Book Report: Books by Brian D. McLaren

January 19, 2023

I begin most days sitting in my Girlfriend Chair in the garret, meditating, praying, writing in my journal, and reading a book that will stretch me into deeper spiritual growth.

Currently, I am reading Faith After Doubt, Why Your Beliefs Stopped Working and What To Do About It by Brian D. McLaren. Each time I read one of his books or listen to his podcast, (Learning How to See with Brian McLaren, https://cac.org/podcast/learning-how-to-see/) I can almost feel my limbs being pulled, my brain enlarging, and my heart expanding. Easy reads? Not exactly, although McLaren is such a good writer, making the experience of confronting tough issues and below the surface thoughts, a pleasure. Not only does McLaren become a real person with his own challenges, but he invites the reader into the conversation. In fact, each chapter includes questions for reflection and action.

McLaren was a conservative evangelical pastor who struggled with issues of belief versus faith for many years. Eventually, he left his formal role as a congregational pastor to write (over 15 books so far) and to live his faith as an activist and public theologian. He is on the faculty of the Living School at the Center of Action and Contemplation founded by Richard Rohr.

The first book I read by McLaren was The Great Spiritual Migration, How the World’s Largest Religion is Seeking a Better Way to be Christian (2016). I don’t know how I became aware of him–perhaps through Diana Butler Bass whose work is also important in my spiritual development. Once I had read The Great Spiritual Migration, I knew I needed to read some of his earlier books.

I read A New Kind of Christianity, Ten Questions That Are Transforming the Faith (2010). Those ten questions continue to be relevant.

  • What is the overarching story line of the Bible?
  • How should the Bible be understood?
  • Is God violent?
  • Who is Jesus and why is he important?
  • What is the Gospel?
  • What do we do about the church?
  • Can we find a way to address human sexuality without fighting about it?
  • Can we find a better way of viewing the future?
  • How should followers of Jesus relate to people of other religions?
  • How can we translate our questions into answers?

You may think you know the answers to those questions (and maybe you do), but I invite you to read McLaren’s explorations. You will learn something new and maybe feel something new.

Next I read We Make the Road by Walking, A Year-Long Quest for Spiritual Formation, Reorientation, and Activation (2014). Books with “spiritual formation” in the title are always a reason for me to look beyond the cover. Even though the book follows the liturgical year, I didn’t wait to read season-designated sections. I started and just kept reading, but with Lent starting soon, I may re-read those chapters under the heading “Alive in a Global Uprising.” As I look at the table of contents I note several chapters I have marked with a star: “Women on the Edge,” “Your Secret Life,”, “Moving with the Spirit,” “Spirit of Love: Loving God,” and “Spirit of Love: Loving Self.” Perhaps I need to re-read those chapters and see what so appealed to me.

I still have two unread books on my shelf by McLaren.
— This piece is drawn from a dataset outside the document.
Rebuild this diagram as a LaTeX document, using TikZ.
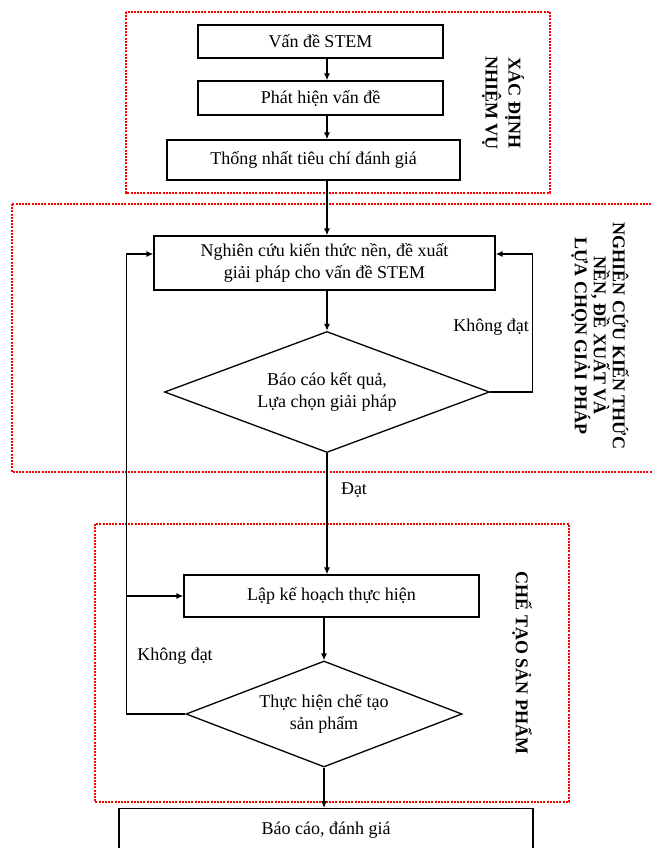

The first is Why Did Jesus, Moses, the Buddha, and Mohammed Cross the Road, Christian Identity in a Multi-Faith World ((2012). I’ll get to it, I promise, for I agree with McLaren’s premise that we need a new faith alternative built on “benevolence and solidarity rather than rivalry and hostility.”

Before reading that book, however, and as soon as I finish Faith After Doubt, I will read his latest book, Do I Stay Christian, A Guide for the Doubters, the Disappointed, and the Disillusioned (2022). Several people I know have read this book and have encouraged me to read it, but once buying it, I realized I first needed to read Faith After Doubt, and I am almost done reading that book in which McLaren proposes a model of faith development.

  • Stage One: Simplicity
  • Stage Two: Complexity
  • Stage Three: Perplexity
  • Stage Four: Harmony

Along with defining and describing each of these stages, especially their limitations and consequences, he goes further to highlight the potential gifts of moving through the stages. He encourages faith communities to become four-stage communities because they “produce spiritual activists, harmony activists, whose faith expresses itself in socially transforming love, politically liberating love and ecologically restoring love.” (p. 184)

The operative word in Stage Four, by the way, is LOVE.

When you read a McLaren book, don’t overlook his footnotes, and have your highlighter in your hand, for you will need it.

Now back to reading the last chapter in Faith After Doubt.

An Invitation

What spiritually stretching books have you read?

2 thoughts on “Book Report: Books by Brian D. McLaren

  1. We read McClaren and Rohr regularly. The latest books by McClaren that you mention were especially good. Have you read Peter Enns? The title I’m suggesting is How the Bible Actually Works: In Which I Explain How an Ancient, Ambiguous, and Diverse Book Leads Us to Wisdom Rather than Answers–and Why That’s Great News! Highly recommend.